Triggering builds programmatically

{: #trigger-jobs}

It's now possible to start new builds in a programmatic way. In order to do so you must have a valid kerberos token, and you must be able to execute the build from the web GUI. The step by step guide is:

  • Get the token with kinit, use klist to verify you have one.

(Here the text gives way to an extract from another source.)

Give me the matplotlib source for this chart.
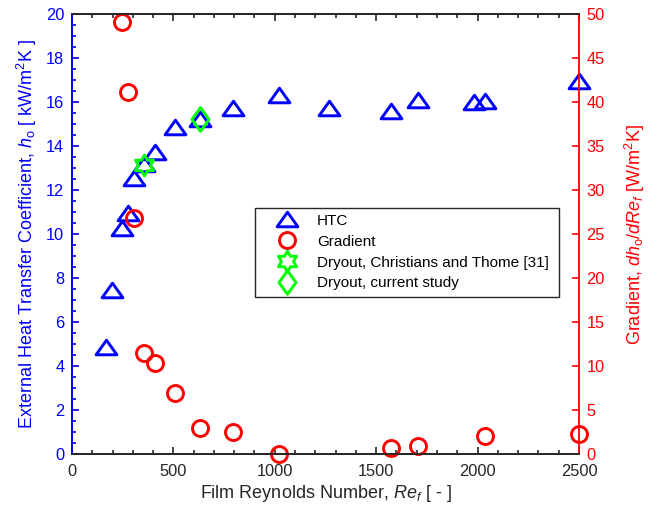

  • Given the name of the job in the GUI, <job>, you can trigger a build with:

    curl -k -X POST --negotiate -u : https://alijenkins.cern.ch/kerberos/job/<job>/build --data-urlencode json='{}'
    
  • The parametrized job can be started with:

    curl -X POST -k --negotiate -u : https://alijenkins.cern.ch/kerberos/job/<job>/buildWithParameters -H 'Content-Type: application/x-www-form-urlencoded' -d '<parameters>'
    

    The <parameters> are formatted as in a URL: <name>=<value>&<name2>=<value2>.

Gotchas and issues:

{: #gotchas}

  • On some systems, the CERN CA is not available by default. You can overcome this by either:

    • Go to https://ca.cern.ch and install all the required CA certificates. In general this is what is needed on macOS.
    • Installing the CERN-CA-certs package.
  • On some systems, kerberos gives a token for the actual backend name, rather than aliaurora. You can check that by doing klist and you will see HTTP/[email protected]:

Credentials cache: API:B7FC3DD4-738F-417E-B2FA-92B2CCA9590C
        Principal: [email protected]

  Issued                Expires               Principal
Aug 14 15:50:42 2019  Aug 15 01:50:42 2019  krbtgt/[email protected]
Aug 14 15:50:46 2019  Aug 15 01:50:42 2019  HTTP/[email protected]

In order to fix this you will have to change your kerberos configuration, usually found in /etc/krb5.conf, and add rdns = false in the [libdefaults] stanza.